Vigie, mars 2017

 

 

 

LA ROUTE ILLISIBLE

 

Vigieroutemars2017

 

Comme souvent, comme toujours à cette époque de l’année, l’hiver momentanément revient. Sur la route de retour le vent a abattu un container de tri, plusieurs stèles funéraires du petit cimetière de La Chapelle du Bard ainsi qu’un arbre qui bloque le passage et m’oblige à faire demi-tour. Au matin tout est blanc. La nostalgie de la « route ordinaire » − je veux dire de l’époque encore proche où j’écrivais en roulant le livre de la route − me revient, et me pousse à reprendre le dictaphone et l’appareil photo.

Je pourrais reparler de l’hiver en le personnifiant, des obstacles, des flammes sans fumée de la haie de têtards, et même comparer la route à un « lit réfrigérant » à cause des crapauds écrasés qui gisent, pris dans le givre − mais j’ai déjà dit tout cela : à quoi bon le redire ?

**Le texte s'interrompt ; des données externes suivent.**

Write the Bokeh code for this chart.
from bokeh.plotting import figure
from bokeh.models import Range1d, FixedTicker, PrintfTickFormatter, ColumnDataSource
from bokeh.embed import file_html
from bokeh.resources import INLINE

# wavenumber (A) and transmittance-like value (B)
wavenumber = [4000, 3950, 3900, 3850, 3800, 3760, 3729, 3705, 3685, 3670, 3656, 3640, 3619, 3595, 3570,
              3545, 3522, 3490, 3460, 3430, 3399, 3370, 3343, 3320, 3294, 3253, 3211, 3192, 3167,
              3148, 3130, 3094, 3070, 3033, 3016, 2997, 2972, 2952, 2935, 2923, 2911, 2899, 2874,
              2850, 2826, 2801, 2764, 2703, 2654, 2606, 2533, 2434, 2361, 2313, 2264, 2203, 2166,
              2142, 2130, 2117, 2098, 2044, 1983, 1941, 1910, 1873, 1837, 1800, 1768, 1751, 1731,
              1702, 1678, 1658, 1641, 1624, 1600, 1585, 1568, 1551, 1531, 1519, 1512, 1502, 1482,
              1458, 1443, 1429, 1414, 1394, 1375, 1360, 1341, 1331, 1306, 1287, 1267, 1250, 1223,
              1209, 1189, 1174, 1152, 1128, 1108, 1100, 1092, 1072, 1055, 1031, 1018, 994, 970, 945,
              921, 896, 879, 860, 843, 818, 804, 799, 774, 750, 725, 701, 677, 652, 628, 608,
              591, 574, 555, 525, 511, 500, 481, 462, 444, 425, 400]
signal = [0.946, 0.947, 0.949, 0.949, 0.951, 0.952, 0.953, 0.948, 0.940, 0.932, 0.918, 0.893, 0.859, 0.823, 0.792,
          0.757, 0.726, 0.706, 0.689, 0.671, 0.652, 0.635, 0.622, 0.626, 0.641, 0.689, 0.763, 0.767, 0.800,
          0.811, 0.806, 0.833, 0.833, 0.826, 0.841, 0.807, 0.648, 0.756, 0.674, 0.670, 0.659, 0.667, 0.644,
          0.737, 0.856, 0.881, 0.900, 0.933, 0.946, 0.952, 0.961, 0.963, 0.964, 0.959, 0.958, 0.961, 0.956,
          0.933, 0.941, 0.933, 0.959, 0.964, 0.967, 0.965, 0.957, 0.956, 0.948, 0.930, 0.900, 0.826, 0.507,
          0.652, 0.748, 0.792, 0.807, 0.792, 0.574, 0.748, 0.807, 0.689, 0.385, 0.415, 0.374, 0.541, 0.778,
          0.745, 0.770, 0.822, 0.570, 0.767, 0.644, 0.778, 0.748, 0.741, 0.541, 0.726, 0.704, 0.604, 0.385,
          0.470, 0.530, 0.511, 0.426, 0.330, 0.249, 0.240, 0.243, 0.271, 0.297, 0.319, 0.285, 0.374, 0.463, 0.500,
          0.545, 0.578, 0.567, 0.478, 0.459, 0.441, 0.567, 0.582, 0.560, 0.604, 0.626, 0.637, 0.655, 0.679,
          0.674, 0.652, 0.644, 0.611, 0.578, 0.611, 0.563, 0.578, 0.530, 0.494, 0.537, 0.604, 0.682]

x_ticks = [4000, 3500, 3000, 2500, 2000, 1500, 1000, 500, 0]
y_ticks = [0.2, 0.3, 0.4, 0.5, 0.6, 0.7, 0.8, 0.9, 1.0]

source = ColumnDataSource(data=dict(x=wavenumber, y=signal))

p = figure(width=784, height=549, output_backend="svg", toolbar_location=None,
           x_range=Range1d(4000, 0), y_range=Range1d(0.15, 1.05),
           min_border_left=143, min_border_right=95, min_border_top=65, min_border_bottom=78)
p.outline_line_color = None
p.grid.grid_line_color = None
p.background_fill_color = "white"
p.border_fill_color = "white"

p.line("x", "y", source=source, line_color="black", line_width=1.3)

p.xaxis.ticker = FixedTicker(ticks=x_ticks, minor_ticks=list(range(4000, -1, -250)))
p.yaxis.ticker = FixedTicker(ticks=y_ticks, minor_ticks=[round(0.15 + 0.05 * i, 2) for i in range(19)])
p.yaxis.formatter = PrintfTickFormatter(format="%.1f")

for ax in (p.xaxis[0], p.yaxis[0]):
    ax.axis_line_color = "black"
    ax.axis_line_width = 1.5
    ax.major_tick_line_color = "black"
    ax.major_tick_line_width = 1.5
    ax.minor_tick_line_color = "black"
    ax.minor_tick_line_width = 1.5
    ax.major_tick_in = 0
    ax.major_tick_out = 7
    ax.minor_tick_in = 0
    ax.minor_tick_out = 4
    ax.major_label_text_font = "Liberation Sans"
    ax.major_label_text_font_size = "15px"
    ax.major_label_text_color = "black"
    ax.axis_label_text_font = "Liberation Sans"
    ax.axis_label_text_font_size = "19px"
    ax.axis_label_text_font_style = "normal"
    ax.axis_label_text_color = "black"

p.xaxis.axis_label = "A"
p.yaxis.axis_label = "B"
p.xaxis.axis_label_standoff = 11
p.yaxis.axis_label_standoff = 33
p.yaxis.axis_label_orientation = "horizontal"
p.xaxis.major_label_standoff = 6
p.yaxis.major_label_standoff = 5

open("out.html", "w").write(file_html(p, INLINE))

À quoi bon redire ? C’est probablement, au fond, et tout simplement, ce qui fait que Philippe Jaccottet n’écrit plus. Pas de quoi en faire un drame. On peut vivre sans dire. Quel dommage !

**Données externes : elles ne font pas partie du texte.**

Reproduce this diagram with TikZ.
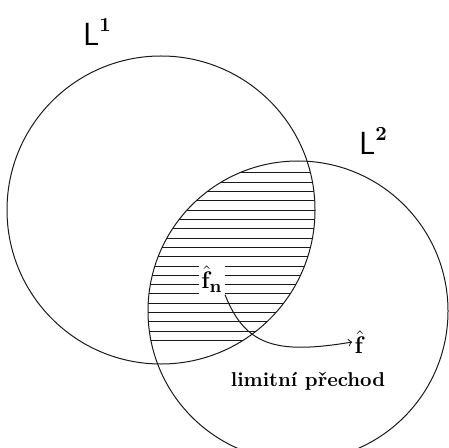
\documentclass[tikz,border=0pt]{standalone}
\usepackage{tikz}
\usetikzlibrary{calc,positioning}
\definecolor{inkblack}{HTML}{1A1A1A}

\begin{document}
\begin{tikzpicture}[x=0.5pt, y=-0.5pt, line width=0.5pt,
    space/.style={draw=inkblack},
    hatch/.style={draw=inkblack},
    spacename/.style={inner sep=0pt, font=\fontsize{16}{16}\sffamily},
    point/.style={inner sep=1pt, font=\fontsize{13}{13}\selectfont},
    note/.style={inner sep=0pt, font=\bfseries}]
  \useasboundingbox (0,0) rectangle (448,448);
  % hatched intersection
  \begin{scope}
    \clip (161,210) circle [radius=154];
    \clip (298,311) circle [radius=150];
    \foreach \k in {0,...,18}
      \draw[hatch] (140,173+9.3*\k) -- (330,173+9.3*\k);
  \end{scope}
  % the two spaces
  \draw[space] (161,210) circle [radius=154];
  \draw[space] (298,311) circle [radius=150];
  \node[spacename] (L1) at (97,32) {L\raisebox{7pt}{\fontsize{10}{10}\rmfamily\bfseries 1}};
  \node[spacename] (L2) at (373,141) {L\raisebox{7pt}{\fontsize{10}{10}\rmfamily\bfseries 2}};
  % limit
  \node[point, fill=white] (fn) at (212,279) {$\hat{\mathbf{f}}_{\mathbf{n}}$};
  \node[point] (f) at (360,342) {$\hat{\mathbf{f}}$};
  \draw[->, inkblack] (fn.south east) .. controls (245,345) and (275,355) .. (f.west);
  \node[note] (lim) at (308,381) {limitní přechod};
\end{tikzpicture}
\end{document}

En attendant je roule encore, je parle encore, il neige encore. Au-dessus de la forêt d’un acajou sans lustre, les sommets enneigés semblent des palais. Le printemps avorton fait triste mine : c’est l’hiver qui est jeune et gracieux ! Hier les gens de l’équipement ont bien travaillé, et l’on passe à nouveau sur un lit de sciure balisé de rubans colorés. La route de Beauvoir reste coupée. L’avis de recherche du perroquet perdu au mois de juin dernier est à présent tout à fait illisible.

La route brouillée par la tempête et que je ne lisais plus, n’ayant plus à écrire, est illisible.